### Task instructions
Copy only what lies from the line containing "Give me the Apache" through the line containing "let myChart = echarts.init(chartDom);" in the entries below, keeping both end lines exact and dropping every picture.

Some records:
----

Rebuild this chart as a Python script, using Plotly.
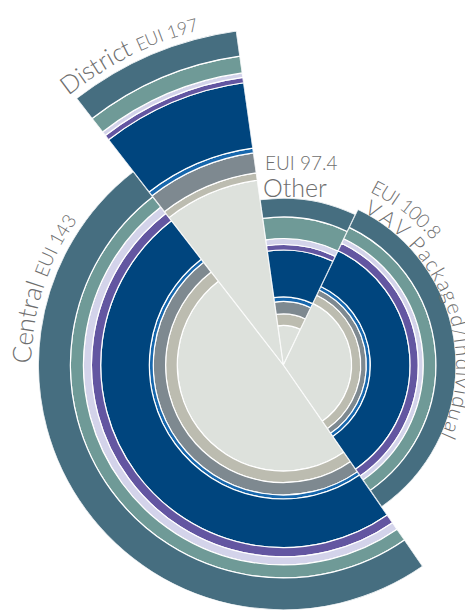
import math
import plotly.graph_objects as go

# regions, clockwise from the top
regions = ["Other", "VAV Packaged/Individual", "Central", "District"]
eui = [97.4, 100.8, 143, 197]
share = [9.33, 33.25, 49.14, 8.28]  # % of the circle for each region

# stacked end-use layers, inner to outer (one value per region)
light_grey = [23.1, 39.9, 61.9, 108.9]
tan = [6.7, 5.3, 6.8, 4.4]
grey = [7.3, 3.3, 7.2, 11.7]
bright_blue = [2.6, 2.3, 2.3, 2.9]
dark_blue = [27.4, 23.2, 28.4, 38.5]
purple = [3.2, 4.8, 5.4, 3.2]
lavender = [3.5, 2.9, 4.7, 2.6]
teal = [12.6, 7.4, 7.6, 9.9]
slate = [11.0, 11.7, 18.7, 14.9]

layers = [
    (light_grey, "#dde1dc"),
    (tan, "#bcbcb0"),
    (grey, "#7e8990"),
    (bright_blue, "#1767ad"),
    (dark_blue, "#00457e"),
    (purple, "#6356a1"),
    (lavender, "#d3d3ea"),
    (teal, "#6f9a97"),
    (slate, "#466e80"),
]

# page geometry (the page body has an 8px margin)
W, H = 473, 611
OFF = 8
CX, CY = 283.3 - OFF, 365.0 - OFF   # circle centre in figure px
PX_PER_UNIT = 1.713
START = -8                          # angle where the first region begins

widths = [s * 3.6 for s in share]
starts = []
a = START
for w in widths:
    starts.append(a)
    a += w


def sector_bbox(g0, g1):
    # bounding box of a unit-circle wedge (with its centre), geometric degrees
    xs, ys = [0.0], [0.0]
    for g in [g0, g1] + [k * 90 for k in range(-8, 9) if g0 < k * 90 < g1]:
        xs.append(math.cos(math.radians(g)))
        ys.append(math.sin(math.radians(g)))
    return min(xs), min(ys), max(xs), max(ys)


fig = go.Figure()
polars = {}
for i, name in enumerate(regions):
    sub = "polar" if i == 0 else "polar%d" % (i + 1)
    th0, th1 = starts[i], starts[i] + widths[i]
    g0, g1 = 90 - th1, 90 - th0
    x0, y0, x1, y1 = sector_bbox(g0, g1)
    R = eui[i] * PX_PER_UNIT
    polars[sub] = dict(
        sector=[g0, g1],
        domain=dict(x=[(CX + R * x0) / W, (CX + R * x1) / W],
                    y=[1 - (CY - R * y0) / H, 1 - (CY - R * y1) / H]),
        bgcolor="rgba(0,0,0,0)",
        barmode="stack", bargap=0,
        radialaxis=dict(visible=False, range=[0, eui[i]]),
        angularaxis=dict(visible=False, direction="clockwise", rotation=90),
    )
    for vals, col in layers:
        fig.add_trace(go.Barpolar(
            r=[vals[i]], theta=[th0 + widths[i] / 2], width=[widths[i]],
            subplot=sub,
            marker=dict(color=col, line=dict(color="white", width=1.2)),
            hoverinfo="skip",
        ))

TXT = "#6e6e6e"
FONT = "Lato Light, Lato"

CHAR_W = {
    'A': .68, 'C': .67, 'D': .74, 'E': .57, 'I': .28, 'O': .77, 'P': .58,
    'U': .71, 'V': .68, 'a': .50, 'c': .45, 'd': .56, 'e': .52, 'g': .50,
    'h': .55, 'i': .24, 'k': .50, 'l': .24, 'n': .55, 'r': .37, 's': .42,
    't': .36, 'u': .55, 'v': .50, '/': .37, ' ': .26, '.': .24,
}


def arc_text(parts, start_deg, r_base, track=1.0):
    anns = []
    ang = math.radians(start_deg)
    for text, size in parts:
        rc = r_base + 0.35 * size
        for ch in text:
            w = CHAR_W.get(ch, 0.58) * size * track
            mid = ang + (w / 2) / rc
            if ch != " ":
                x = CX + rc * math.sin(mid)
                y = CY - rc * math.cos(mid)
                deg = (math.degrees(mid) + 180) % 360 - 180
                anns.append(dict(
                    x=x / W, y=1 - y / H, xref="paper", yref="paper",
                    text=ch, showarrow=False, textangle=deg,
                    xanchor="center", yanchor="middle",
                    font=dict(family=FONT, size=size, color=TXT, weight=300),
                ))
            ang += w / rc
    return anns


anns = []
anns += arc_text([("District ", 25), ("EUI %g" % eui[3], 18)], 321.5, 346)
anns += arc_text([("Central ", 26), ("EUI %g" % eui[2], 19)], 270.5, 253)
anns += arc_text([(regions[1], 21)], 27.5, 174, track=1.19)
anns += arc_text([("EUI %g" % eui[1], 19)], 26.5, 195)
anns.append(dict(x=(263 - OFF) / W, y=1 - (162 - OFF) / H,
                 xref="paper", yref="paper",
                 text="EUI %g" % eui[0], showarrow=False,
                 xanchor="left", yanchor="middle",
                 font=dict(family=FONT, size=19, color=TXT, weight=300)))
anns.append(dict(x=(261 - OFF) / W, y=1 - (187 - OFF) / H,
                 xref="paper", yref="paper",
                 text=regions[0], showarrow=False,
                 xanchor="left", yanchor="middle",
                 font=dict(family=FONT, size=25, color=TXT, weight=300)))

fig.update_layout(
    width=W, height=H,
    margin=dict(l=0, r=0, t=0, b=0),
    paper_bgcolor="white",
    showlegend=False,
    annotations=anns,
    **polars,
)

fig.write_html("out.html")
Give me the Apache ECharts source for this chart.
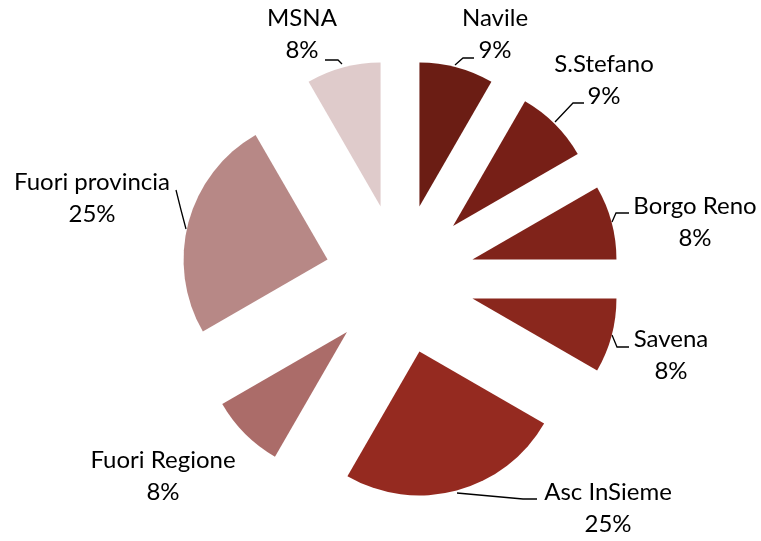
<!DOCTYPE html>
<html>
<head>
<meta charset="utf-8">
<script src="https://cdn.jsdelivr.net/npm/echarts@6/dist/echarts.min.js"></script>
<style>
  html, body { margin: 0; padding: 0; background: #fff; }
  #chart { width: 761px; height: 541px; }
</style>
</head>
<body>
<div id="chart"></div>
<script>
// data (slices are 1/12 or 3/12 of the pie)
const zones = ['Navile', 'S.Stefano', 'Borgo Reno', 'Savena', 'Asc InSieme', 'Fuori Regione', 'Fuori provincia', 'MSNA'];
const counts = [1, 1, 1, 1, 3, 1, 3, 1];
const shares = ['9%', '9%', '8%', '8%', '25%', '8%', '25%', '8%'];

const palette = ['#6b1d14', '#771f17', '#80231a', '#8a271d', '#952a20', '#ab6c69', '#b78886', '#dfcbcb'];
// label placement (text centre) and leader lines, as in the original
const labelSpots = [[495, 34], [604, 80], [695, 222], [671, 355], [608, 508], [163, 476], [92, 198], [302, 34]];
const leaderLines = [
  [[455, 65], [463, 58], [474, 58]],
  [[555, 122], [573, 103], [584, 103]],
  [[612, 222], [616, 213], [629, 213]],
  [[612, 335], [617, 347], [629, 347]],
  [[457, 493], [523, 499], [537, 499]],
  null,
  [[186, 229], [181, 210], [176, 190]],
  [[342, 64], [338, 60], [325, 60]]
];

const pieCenter = [400, 279];
const pieRadius = 144;
const explode = 75;

let chartDom = document.getElementById('chart');
let myChart = echarts.init(chartDom);

// every slice is its own pie, pushed out along its bisector (exploded pie)
let total = counts.reduce((a, b) => a + b, 0);
let series = [];
let start = 0;
for (let i = 0; i < zones.length; i++) {
  let frac = counts[i] / total;
  let mid = (start + frac / 2) * Math.PI * 2;
  let spot = labelSpots[i];
  let line = leaderLines[i];
  series.push({
    type: 'pie',
    name: zones[i],
    center: [pieCenter[0] + explode * Math.sin(mid), pieCenter[1] - explode * Math.cos(mid)],
    radius: pieRadius,
    startAngle: 90 - start * 360,
    clockwise: true,
    silent: true,
    emphasis: { disabled: true },
    label: {
      show: true,
      position: 'outside',
      overflow: 'none',
      color: '#000',
      fontFamily: 'Lato',
      fontSize: 24,
      lineHeight: 32,
      formatter: () => zones[i] + '\n' + shares[i]
    },
    labelLine: {
      show: line !== null,
      length: 8,
      length2: 10,
      lineStyle: { color: '#000', width: 1.3 }
    },
    labelLayout: () => {
      let lay = { x: spot[0], y: spot[1], align: 'center', verticalAlign: 'middle' };
      if (line) lay.labelLinePoints = line;
      return lay;
    },
    data: [
      { name: zones[i], value: counts[i], itemStyle: { color: palette[i] } },
      {
        name: '', value: total - counts[i],
        itemStyle: { color: 'rgba(0,0,0,0)' },
        label: { show: false }, labelLine: { show: false }
      }
    ]
  });
  start += frac;
}

myChart.setOption({
  animation: false,
  backgroundColor: '#fff',
  series: series
});
</script>
</body>
</html>
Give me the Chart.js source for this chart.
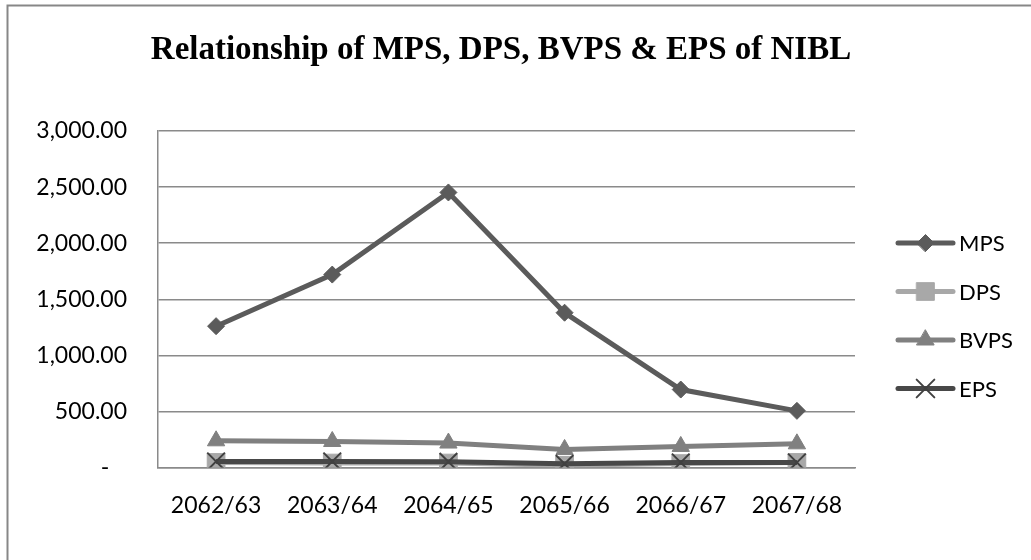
<!DOCTYPE html>
<html>
<head>
<meta charset="utf-8">
<script src="https://cdn.jsdelivr.net/npm/chart.js@4.4.1/dist/chart.umd.min.js"></script>
<style>
  html, body { margin: 0; padding: 0; background: #fff; }
  #wrap { width: 1031px; height: 560px; position: relative; }
</style>
</head>
<body>
<div id="wrap"><canvas id="c" width="1031" height="560"></canvas></div>
<script>
const titleText = 'Relationship of MPS, DPS, BVPS & EPS of NIBL';
const categories = ['2062/63', '2063/64', '2064/65', '2065/66', '2066/67', '2067/68'];
const mps  = [1260, 1720, 2452, 1380, 695, 505];
const dps  = [45, 40, 40, 20, 35, 45];
const bvps = [238, 232, 218, 161, 188, 211];
const eps  = [54, 54, 51, 33, 45, 45];
const yTicks = { min: 0, max: 3000, step: 500 };

const borderPlugin = {
  id: 'frame',
  beforeDraw(chart) {
    const ctx = chart.ctx;
    ctx.save();
    ctx.fillStyle = '#fff';
    ctx.fillRect(0, 0, chart.width, chart.height);
    ctx.strokeStyle = '#878787';
    ctx.lineWidth = 2;
    ctx.strokeRect(7.5, 5.5, 1040, 570);
    ctx.restore();
  },
  afterDraw(chart) {
    const ctx = chart.ctx;
    ctx.save();
    ctx.fillStyle = '#000';
    ctx.font = 'bold 33px "Liberation Serif", "Times New Roman", serif';
    ctx.textAlign = 'center';
    ctx.textBaseline = 'alphabetic';
    ctx.fillText(titleText, 501, 59);
    // legend
    const x0 = 898, x1 = 953, y0 = 243, dy = 48.5;
    chart.data.datasets.forEach((ds, i) => {
      const y = y0 + i * dy;
      ctx.save();
      ctx.strokeStyle = ds.borderColor;
      ctx.lineWidth = ds.borderWidth;
      ctx.lineCap = 'round';
      ctx.beginPath();
      ctx.moveTo(x0, y);
      ctx.lineTo(x1, y);
      ctx.stroke();
      ctx.fillStyle = ds.pointBackgroundColor;
      ctx.strokeStyle = ds.pointBorderColor;
      ctx.lineWidth = ds.pointBorderWidth;
      Chart.helpers.drawPoint(ctx, { pointStyle: ds.pointStyle, radius: ds.pointRadius, rotation: 0, borderWidth: ds.pointBorderWidth }, (x0 + x1) / 2, y);
      ctx.restore();
      ctx.fillStyle = '#000';
      ctx.font = '22px Lato, "Open Sans", sans-serif';
      ctx.textAlign = 'left';
      ctx.textBaseline = 'middle';
      ctx.fillText(ds.label, 959, y + 1);
    });
    ctx.restore();
  }
};

function mkDs(label, data, color, style, radius, order, pbw, pColor) {
  return {
    label, data,
    borderColor: color,
    backgroundColor: color,
    borderWidth: 5,
    pointStyle: style,
    pointRadius: radius,
    pointHoverRadius: radius,
    pointBackgroundColor: pColor || color,
    pointBorderColor: pColor || color,
    pointBorderWidth: pbw,
    tension: 0,
    fill: false,
    order
  };
}

new Chart(document.getElementById('c'), {
  type: 'line',
  data: {
    labels: categories,
    datasets: [
      mkDs('MPS', mps, '#5b5b5b', 'rectRot', 8.5, 4, 1),
      mkDs('DPS', dps, '#a8a8a8', 'rect', 12.5, 3, 1),
      mkDs('BVPS', bvps, '#808080', 'triangle', 10, 2, 1),
      mkDs('EPS', eps, '#484848', 'crossRot', 12.5, 1, 2, '#404040')
    ]
  },
  options: {
    responsive: false,
    animation: false,
    events: [],
    layout: { padding: { top: 131, right: 176, bottom: 0, left: 0 } },
    plugins: { legend: { display: false }, title: { display: false }, tooltip: { enabled: false } },
    scales: {
      x: {
        offset: true,
        grid: { display: false, drawTicks: false },
        border: { display: true, color: '#8a8a8a', width: 1.5 },
        ticks: { color: '#000', padding: 24, font: { family: 'Lato', size: 23 }, maxRotation: 0 },
        afterFit(s) { s.height = 92.5; }
      },
      y: {
        min: yTicks.min, max: yTicks.max,
        grid: { color: '#8a8a8a', lineWidth: 1.5, drawTicks: false },
        border: { display: true, color: '#8a8a8a', width: 1.5 },
        ticks: {
          stepSize: yTicks.step,
          color: '#000',
          padding: 31,
          font: { family: 'Lato', size: 23 },
          callback: v => v === 0 ? '-   ' : v.toLocaleString('en-US', { minimumFractionDigits: 2, maximumFractionDigits: 2 })
        },
        afterFit(s) { s.width = 158; }
      }
    }
  },
  plugins: [borderPlugin]
});
</script>
</body>
</html>
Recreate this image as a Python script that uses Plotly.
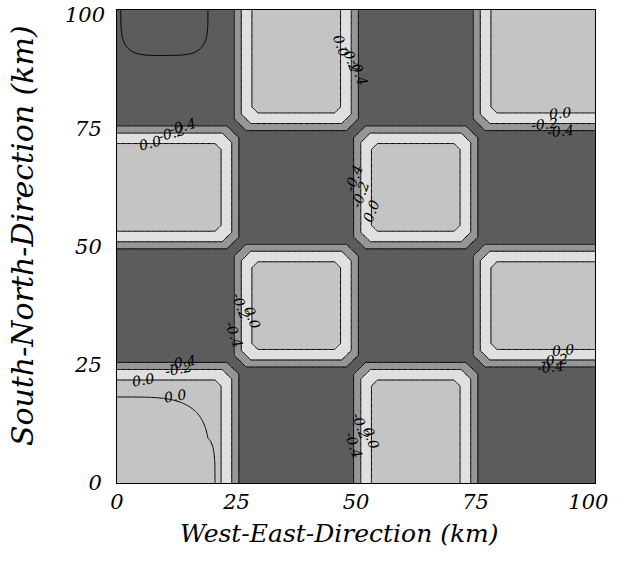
import numpy as np
import plotly.graph_objects as go

# ---------------- data ----------------
# surface tiles (row 0 = south), 1 = light tile, 0 = dark tile
tile_pattern = [[1, 0, 1, 0],
                [0, 1, 0, 1],
                [1, 0, 1, 0],
                [0, 1, 0, 1]]
tile_size_km = 25.0
domain_km = 100.0
grid_step_km = 0.25

# field value across a light/dark boundary (km into the light tile -> value)
profile_km = [-50.0, -3.0, -0.5, 1.0, 3.2, 6.0, 50.0]
profile_val = [-0.50, -0.48, -0.40, -0.20, 0.00, 0.08, 0.10]

# corner cut of the light tiles
corner_slope = 0.6
corner_offset_km = 1.4

# local anomalies (super-ellipse, exponent 4)
anomaly_x = [10.0, 0.0]
anomaly_y = [100.0, 0.0]
anomaly_rx = [11.3, 21.34]
anomaly_ry = [11.9, 20.04]
anomaly_amp = [-0.2, -0.25]
anomaly_power = 4

contour_start, contour_end, contour_step = -0.6, 0.0, 0.2

# grey shading across the boundary
shade_km = [-50.0, -0.6, -0.4, 0.9, 1.1, 3.1, 3.3, 50.0]
shade_gray = [92, 92, 150, 150, 224, 224, 196, 196]

tick_vals = [0, 25, 50, 75, 100]
x_tick_text = ["0", "25", "50", "75", "100\u00a0\u00a0"]
y_tick_text = ["0", "25", "50", "75", ""]
y_top_label = "100"
x_title = "West-East-Direction (km)"
y_title = "South-North-Direction (km)"

# contour labels: text, x, y, angle
label_text = ["0.0", "-0.2", "-0.4",
              "-0.4", "-0.2", "0.0",
              "-0.4", "-0.2", "0.0",
              "-0.4", "-0.2", "0.0",
              "-0.4", "-0.2", "0.0",
              "-0.4", "-0.2", "0.0", "0.0",
              "0.0", "-0.2", "-0.4",
              "0.0", "-0.2", "-0.4"]
label_x = [46.8, 49.0, 50.5,
           49.5, 51.0, 53.2,
           24.5, 26.0, 28.2,
           49.5, 51.0, 53.2,
           13.8, 11.5, 6.9,
           13.8, 12.8, 5.4, 12.1,
           92.7, 89.5, 92.7,
           93.3, 91.6, 90.6]
label_y = [92.5, 89.7, 86.8,
           64.5, 61.0, 57.5,
           31.5, 37.5, 35.0,
           8.0, 12.0, 9.5,
           75.5, 74.0, 71.8,
           25.5, 24.0, 21.8, 18.4,
           78.2, 76.0, 74.5,
           28.2, 26.0, 24.5]
label_angle = [70, 70, 70,
               -70, -70, -70,
               70, 70, 70,
               70, 70, 70,
               -15, -15, -15,
               -10, -10, -10, -10,
               -5, -5, -5,
               -5, -5, -5]

# ---------------- field ----------------
n = int(round(domain_km / grid_step_km)) + 1
xs = np.linspace(0.0, domain_km, n)
ys = np.linspace(0.0, domain_km, n)
X, Y = np.meshgrid(xs, ys)
ntile = len(tile_pattern)

E = np.full(X.shape, -np.inf)
for j in range(ntile):
    for i in range(ntile):
        if tile_pattern[j][i] != 1:
            continue
        x0 = -np.inf if i == 0 else i * tile_size_km
        x1 = np.inf if i == ntile - 1 else (i + 1) * tile_size_km
        y0 = -np.inf if j == 0 else j * tile_size_km
        y1 = np.inf if j == ntile - 1 else (j + 1) * tile_size_km
        dx = np.minimum(X - x0, x1 - X)
        dy = np.minimum(Y - y0, y1 - Y)
        with np.errstate(invalid="ignore"):
            diag = corner_slope * (dx + dy) - corner_offset_km
        e = np.minimum(np.minimum(dx, dy), diag)
        E = np.maximum(E, e)

Z = np.interp(E, profile_km, profile_val)
for ax_, ay_, rx_, ry_, amp_ in zip(anomaly_x, anomaly_y, anomaly_rx, anomaly_ry, anomaly_amp):
    r = np.abs((X - ax_) / rx_) ** anomaly_power + np.abs((Y - ay_) / ry_) ** anomaly_power
    Z = Z + amp_ * np.clip(1.0 - r, 0.0, None)

S = np.interp(E, shade_km, shade_gray)

# ---------------- figure ----------------
fig = go.Figure()
fig.add_trace(go.Heatmap(
    x=xs, y=ys, z=S, zmin=0, zmax=255,
    colorscale=[[0, "rgb(0,0,0)"], [1, "rgb(255,255,255)"]],
    showscale=False, hoverinfo="skip"))
fig.add_trace(go.Contour(
    x=xs, y=ys, z=Z,
    contours=dict(start=contour_start, end=contour_end, size=contour_step,
                  coloring="lines", showlabels=False),
    colorscale=[[0, "black"], [1, "black"]],
    line=dict(width=1), showscale=False, hoverinfo="skip"))

font_family = "DejaVu Serif"
for t, lx, ly, la in zip(label_text, label_x, label_y, label_angle):
    fig.add_annotation(x=lx, y=ly, text=t, textangle=la, showarrow=False,
                       font=dict(family=font_family, size=14, color="black", style="italic"))

tick_font = dict(family=font_family, size=21, color="black", style="italic")

# top y tick label, set slightly below the frame corner as in the original
fig.add_annotation(xref="paper", yref="y", x=0, y=domain_km, xshift=-10, yshift=-5,
                   xanchor="right", yanchor="middle", showarrow=False,
                   text=y_top_label, font=tick_font)

# axis titles
fig.add_annotation(xref="paper", yref="paper", x=0.4655, y=0, yshift=-50,
                   xanchor="center", yanchor="middle", showarrow=False, text=x_title,
                   font=dict(family=font_family, size=25, color="black", style="italic"))
fig.add_annotation(xref="paper", yref="paper", x=-0.1987, y=0.522, textangle=-90,
                   xanchor="center", yanchor="middle", showarrow=False, text=y_title,
                   font=dict(family=font_family, size=30, color="black", style="italic"))

axis_common = dict(
    range=[0, domain_km], tickvals=tick_vals, automargin=False,
    showline=True, linecolor="black", linewidth=1, mirror=True,
    ticks="", showgrid=False, zeroline=False, ticklabeloverflow="allow",
    tickfont=tick_font,
)
fig.update_xaxes(**axis_common, ticktext=x_tick_text, ticklabelstandoff=0)
fig.update_yaxes(**axis_common, ticktext=y_tick_text, ticklabelstandoff=10)
fig.update_layout(
    width=622, height=562,
    margin=dict(l=117, r=27, t=10, b=79),
    paper_bgcolor="white", plot_bgcolor="white",
    showlegend=False,
)
# remove the default page margin so the figure fills the window exactly
fig.write_html("out.html", config={"displayModeBar": False},
               post_script="document.body.style.margin='0px';")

----

### Exercise result
Give me the Apache ECharts source for this chart.
<!DOCTYPE html>
<html>
<head>
<meta charset="utf-8">
<script src="https://cdn.jsdelivr.net/npm/echarts@6/dist/echarts.min.js"></script>
<style>
  html, body { margin: 0; padding: 0; background: #fff; }
  #chart { width: 761px; height: 541px; }
</style>
</head>
<body>
<div id="chart"></div>
<script>
// data (slices are 1/12 or 3/12 of the pie)
const zones = ['Navile', 'S.Stefano', 'Borgo Reno', 'Savena', 'Asc InSieme', 'Fuori Regione', 'Fuori provincia', 'MSNA'];
const counts = [1, 1, 1, 1, 3, 1, 3, 1];
const shares = ['9%', '9%', '8%', '8%', '25%', '8%', '25%', '8%'];

const palette = ['#6b1d14', '#771f17', '#80231a', '#8a271d', '#952a20', '#ab6c69', '#b78886', '#dfcbcb'];
// label placement (text centre) and leader lines, as in the original
const labelSpots = [[495, 34], [604, 80], [695, 222], [671, 355], [608, 508], [163, 476], [92, 198], [302, 34]];
const leaderLines = [
  [[455, 65], [463, 58], [474, 58]],
  [[555, 122], [573, 103], [584, 103]],
  [[612, 222], [616, 213], [629, 213]],
  [[612, 335], [617, 347], [629, 347]],
  [[457, 493], [523, 499], [537, 499]],
  null,
  [[186, 229], [181, 210], [176, 190]],
  [[342, 64], [338, 60], [325, 60]]
];

const pieCenter = [400, 279];
const pieRadius = 144;
const explode = 75;

let chartDom = document.getElementById('chart');
let myChart = echarts.init(chartDom);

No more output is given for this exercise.